The are pockets of White-tailed Deer in various places around the Dallas/Fort Worth Metroplex. In some of these places the population density of deer is beginning to rise. But urban White-tailed Deer are not always easy to observe, regardless of how many deer a parcel of land supports.
Many different factors influence whether you will see deer or not. The time of day, the weather, the time of year, and proximity to human activity can all make a difference.
When deer are present on a property it is usually not hard to recognize. In places where there are a lot of deer, there will be distinct and well-worn game trails crisscrossing the property. In other locations with fewer deer, careful searches for tracks or droppings will be required for verification.
Once you have determined a park or preserve has a population of deer, the next step is to try to observe them in person. Like I mentioned earlier, this is not always easy. It can be hit and miss. Some days I won’t see a single deer even in places I know are loaded with them. On other days I spot a whitetail every time I turn around. In late October 2013 I had just such a day.
The morning started with a slightly macabre find. The trail I was walking on was littered with the partial skeletal remains of a White-tailed Deer. I had been by this way just a couple of weeks earlier and there were no bones at that time. These remains were relatively fresh.
Continuing down the trail, I came face to face with this fine young buck just a few steps further on.

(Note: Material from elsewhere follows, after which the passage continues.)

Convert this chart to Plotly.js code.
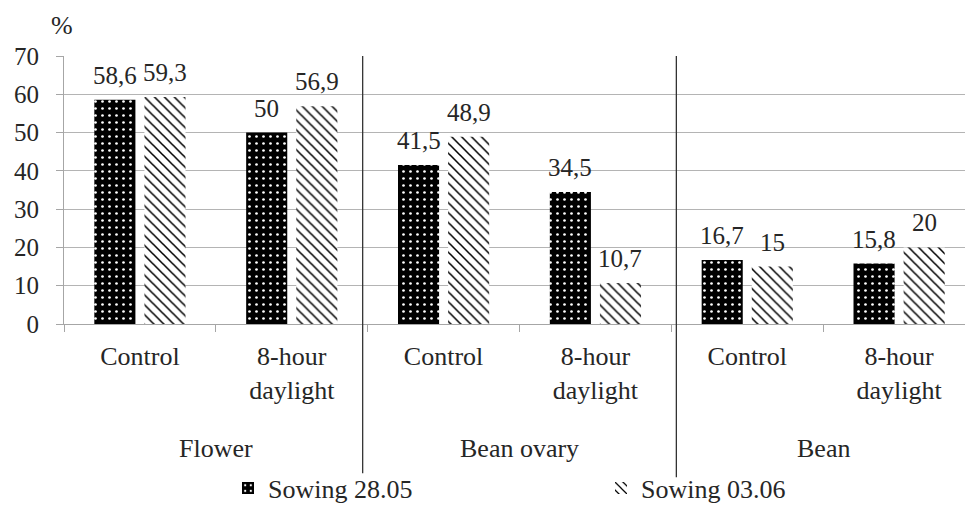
<!DOCTYPE html>
<html>
<head>
<meta charset="utf-8">
<script src="https://cdn.plot.ly/plotly-3.0.1.min.js"></script>
<style>
html,body{margin:0;padding:0;background:#fff;overflow:hidden;}
#chart{width:965px;height:512px;}
</style>
</head>
<body>
<div id="chart"></div>
<script>
// ---- data ----
const subCategories = ["Control", "8-hour<br>daylight", "Control", "8-hour<br>daylight", "Control", "8-hour<br>daylight"];
const groups = ["Flower", "Bean ovary", "Bean"];
const groupSpans = [[0, 1], [2, 3], [4, 5]];
const seriesNames = ["Sowing 28.05", "Sowing 03.06"];
const sowing2805 = [58.6, 50, 41.5, 34.5, 16.7, 15.8];
const sowing0306 = [59.3, 56.9, 48.9, 10.7, 15, 20];
const yTicks = [0, 10, 20, 30, 40, 50, 60, 70];

const FONT = "Liberation Serif";
const TXT = "#262626";
const GRID = "#b4b4b4";
const xIdx = subCategories.map((_, i) => i);
const fmt = v => String(v).replace(".", ",");

const traces = [
  {
    type: "bar", name: seriesNames[0], x: xIdx, y: sowing2805, legend: "legend",
    marker: { color: "#000", line: { width: 0 },
      pattern: { shape: ".", bgcolor: "#000", fgcolor: "#fff", size: 7, solidity: 0.12 } },
    hoverinfo: "skip"
  },
  {
    type: "bar", name: seriesNames[1], x: xIdx, y: sowing0306, legend: "legend2",
    marker: { color: "#fff", line: { width: 0 },
      pattern: { shape: "\\", bgcolor: "#fff", fgcolor: "#000", size: 7, solidity: 0.22 } },
    hoverinfo: "skip"
  }
];

const annotations = [];
[sowing2805, sowing0306].forEach((arr, s) => {
  arr.forEach((v, i) => {
    annotations.push({
      x: i, y: v, xref: "x", yref: "y", text: fmt(v), showarrow: false,
      xanchor: "center", yanchor: "bottom", xshift: s === 0 ? -25 : 25, yshift: 9,
      font: { family: FONT, size: 25, color: TXT }
    });
  });
});
groups.forEach((g, k) => {
  const span = groupSpans[k];
  annotations.push({
    x: (span[0] + span[1]) / 2, y: -0.465, xref: "x", yref: "paper", text: g,
    showarrow: false, xanchor: "center", yanchor: "middle",
    font: { family: FONT, size: 26, color: TXT }
  });
});
annotations.push({
  x: -0.002, y: 1.114, xref: "paper", yref: "paper", text: "%", showarrow: false,
  xanchor: "center", yanchor: "middle", font: { family: FONT, size: 26, color: TXT }
});

const minorVals = xIdx.map(i => i - 0.5);

const shapes = [
  { type: "line", xref: "x", yref: "paper", x0: 1.5 - 5 / 151.8, x1: 1.5 - 5 / 151.8, y0: 1, y1: -0.557,
    line: { color: "#333", width: 1.3 } },
  { type: "line", xref: "x", yref: "paper", x0: 3.5 + 5 / 151.8, x1: 3.5 + 5 / 151.8, y0: 1, y1: -0.572,
    line: { color: "#333", width: 1.3 } }
];

const legendBase = {
  orientation: "h", xanchor: "left", y: -0.6125, yanchor: "middle",
  font: { family: FONT, size: 26, color: TXT }, bgcolor: "rgba(0,0,0,0)"
};

const layout = {
  width: 965, height: 512,
  margin: { l: 64, r: 0, t: 56, b: 185, pad: 0 },
  paper_bgcolor: "#fff", plot_bgcolor: "#fff",
  font: { family: FONT, size: 26, color: TXT },
  barmode: "group", bargap: 0.34, bargroupgap: 0.18,
  showlegend: true,
  legend: Object.assign({}, legendBase, { x: (228 - 64) / 901 }),
  legend2: Object.assign({}, legendBase, { x: (601 - 64) / 901 }),
  xaxis: {
    range: [-0.5, 5.434], fixedrange: true,
    tickmode: "array", tickvals: xIdx, ticktext: subCategories, ticks: "",
    tickfont: { family: FONT, size: 26, color: TXT },
    showline: true, linecolor: "#a6a6a6", linewidth: 1, showgrid: false, zeroline: false,
    minor: { tickmode: "array", tickvals: minorVals, ticks: "outside", ticklen: 7, tickcolor: "#a6a6a6", tickwidth: 1, showgrid: false },
    ticklabelstandoff: 9
  },
  yaxis: {
    range: [0, 70], fixedrange: true,
    tickmode: "array", tickvals: yTicks, ticktext: yTicks.map(String),
    ticks: "outside", ticklen: 7, tickcolor: "#a6a6a6",
    tickfont: { family: FONT, size: 25, color: TXT },
    showline: true, linecolor: "#a6a6a6", linewidth: 1,
    showgrid: true, gridcolor: GRID, gridwidth: 1, zeroline: false,
    ticklabelstandoff: 12
  },
  annotations: annotations,
  shapes: shapes
};

Plotly.newPlot("chart", traces, layout, { displayModeBar: false, staticPlot: true });
</script>
</body>
</html>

Later that morning I was alerted early to the approach of a small herd of deer. I had just enough time to take cover before the deer arrived and strolled single file past my position at very close range. This was an exciting observation!
A little further south and I came across my second set of skeletal remains of the day. These bones were still moist and greasy indicating a recent death. Some had clearly been chewed on and crushed in powerful jaws.
Now you maybe wondering what kind of predator can regularly take down and feed on full grown white-tailed Deer. In all likelihood there is no such predator in North Texas. It is far more likely that these deer were killed by accidents, and our more common predators—like Coyotes—carried away pieces of the carcasses to feed on in less exposed places. That would best account for the incomplete and scattered nature of the skeletal remains I found.
The deer on this property stayed active well into the afternoon. My last observation occurred as I was headed back to my car at around 12:30 pm. Three does crossed the railroad tracks only a short distance from where I was standing. Another exciting sighting!